Утренняя заря, или мысль о моральных предрассудках - страница 38

Шрифт
Интервал

стр.


Золото.

— Чем можно объяснить это страшное нетерпение, которое делает теперь человека преступником? Один употребляет ложный вес; другой поджигает дом, потому что он застраховал его хорошо; третий делает фальшивые деньги; три четверти общества преданы обману и жертвуют своею совестью в пользу кошелька и спекуляции! Что заставляет их всех делать это? Не необходимость же! Многим живется вовсе недурно; может быть, они едят и пьют без забот! — Страшное нетерпение, что медленно накопляются деньги и такая же страшная страсть и любовь к накоплению денег терзают их день и ночь и гонят их все вперед и вперед.

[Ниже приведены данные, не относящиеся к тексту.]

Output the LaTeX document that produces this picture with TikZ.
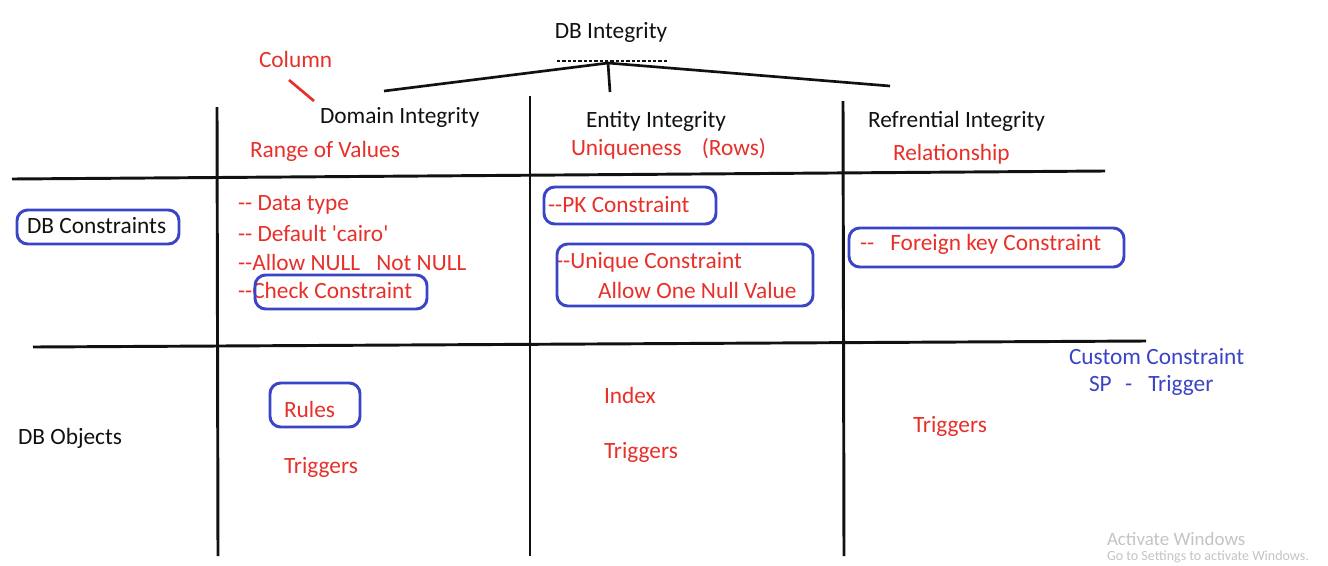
\documentclass[tikz,border=0pt]{standalone}
\usepackage{fontspec}
\setmainfont{Carlito}[Ligatures=TeXOff]
\definecolor{ink}{HTML}{111111}
\definecolor{redink}{HTML}{E8302A}
\definecolor{blueink}{HTML}{3A44C6}
\definecolor{wm}{HTML}{C4C4C4}
\begin{document}
\begin{tikzpicture}[x=0.75pt,y=-0.75pt,
  every node/.style={inner sep=0pt,outer sep=0pt,font=\fontsize{17.5}{20}\selectfont},
  blk/.style={text=ink,anchor=west},
  rd/.style={text=redink,anchor=west},
  bl/.style={text=blueink,anchor=west},
  rule/.style={draw=ink,line width=2.2pt},
  bluebox/.style={draw=blueink,line width=2.2pt,rounded corners=8pt,anchor=north west},
  wmark/.style={text=wm,anchor=west}]
\useasboundingbox (0,0) rectangle (1328,565);
\fill[white] (0,0) rectangle (1328,565);
% tree
\node[text=ink] (top) at (611,32) {DB Integrity};
\coordinate (apex) at (608,63);
\coordinate (lb) at (384,91);
\coordinate (rb) at (890,86);
\coordinate (mb) at (610,92);
\draw[draw=ink,line width=0.8pt,dash pattern=on 2.5pt off 1.5pt] (557,61) -- (668,61);
\draw[rule,line width=2pt] (lb) -- (apex) -- (rb);
\draw[rule,line width=2pt] (apex) -- (mb);
% red slash
\node[rd] (col) at (259,59) {Column};
\draw[draw=redink,line width=2pt] (289,80) -- (314,101);
% grid
\draw[rule] (217,107) -- (218,556);
\draw[rule] (530,96) -- (530,556);
\draw[rule] (843,101) -- (844,556);
\draw[rule] (12,179) -- (1105,171);
\draw[rule] (33,347) -- (1146,341);
% headers
\node[blk] (dom) at (320,117) {Domain Integrity};
\node[rd] (rng) at (250,151) {Range of Values};
\node[blk] (ent) at (586,121) {Entity Integrity};
\node[rd] (uniq) at (571,149) {Uniqueness\hspace{15pt}(Rows)};
\node[blk] (ref) at (868,121) {Refrential Integrity};
\node[rd] (rel) at (893,154) {Relationship};
% row labels
\node[bluebox,minimum width=121.5pt,minimum height=25.5pt] (dbcbox) at (17,210) {};
\node[blk] (dbc) at (27,226) {DB Constraints};
\node[blk] (dbo) at (18,438) {DB Objects};
% domain constraints
\node[rd] (d1) at (238,205) {-- Data type};
\node[rd] (d2) at (238,233) {-- Default 'cairo'};
\node[rd] (d3) at (238,262) {--Allow NULL\hspace{12pt}Not NULL};
\node[rd] (d4) at (238,290) {--Check Constraint};
\node[bluebox,minimum width=129pt,minimum height=25.5pt] (d4box) at (255,275) {};
% entity constraints
\node[rd] (e1) at (548,205) {--PK Constraint};
\node[bluebox,minimum width=129pt,minimum height=27.75pt] (e1box) at (544,187) {};
\node[rd] (e2) at (556,262) {--Unique Constraint};
\node[rd] (e3) at (598,290) {Allow One Null Value};
\node[bluebox,minimum width=192pt,minimum height=46.5pt] (e2box) at (557,244) {};
% referential
\node[rd] (r1) at (860,244) {--\hspace{12pt}Foreign key Constraint};
\node[bluebox,minimum width=206.25pt,minimum height=29.25pt] (r1box) at (849,228) {};
% custom
\node[bl] (cc) at (1069,357) {Custom Constraint};
\node[bl] (sp) at (1089,385) {SP\hspace{10pt}-\hspace{12pt}Trigger};
% objects
\node[bluebox,minimum width=67.5pt,minimum height=33pt] (rulesbox) at (270,383) {};
\node[rd] (rules) at (284,409) {Rules};
\node[rd] (dtrig) at (284,467) {Triggers};
\node[rd] (idx) at (604,395) {Index};
\node[rd] (etrig) at (604,452) {Triggers};
\node[rd] (rtrig) at (913,426) {Triggers};
% watermark
\node[wmark,font=\fontsize{14.2}{16}\selectfont] (act) at (1107,539) {Activate Windows};
\node[wmark,font=\fontsize{10.5}{12}\selectfont] (act2) at (1107,557) {Go to Settings to activate Windows.};
\end{tikzpicture}
\end{document}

В этом нетерпении и в этой страсти снова проявляется тот фанатизм желания власти, который прежде проявлялся в вере, в желании обладать правдой, и который носил такое красивое имя, что могли отважиться быть бесчеловечными и обладать, в то же время, чистой совестью (жечь евреев, идолопоклонников, хорошие книги, с корнем уничтожать высокую культуру, как, например, поступили с перуанской и мексиканской культурами). Средства изменились, но вулкан продолжает клокотать: нетерпение и страстная любовь требуют себе жертв, и то, что прежде делалось “ради Бога”, теперь делают “ради денег”, т. е. ради того, что делает теперь чувство власти и чистую совесть.


Об Израиле.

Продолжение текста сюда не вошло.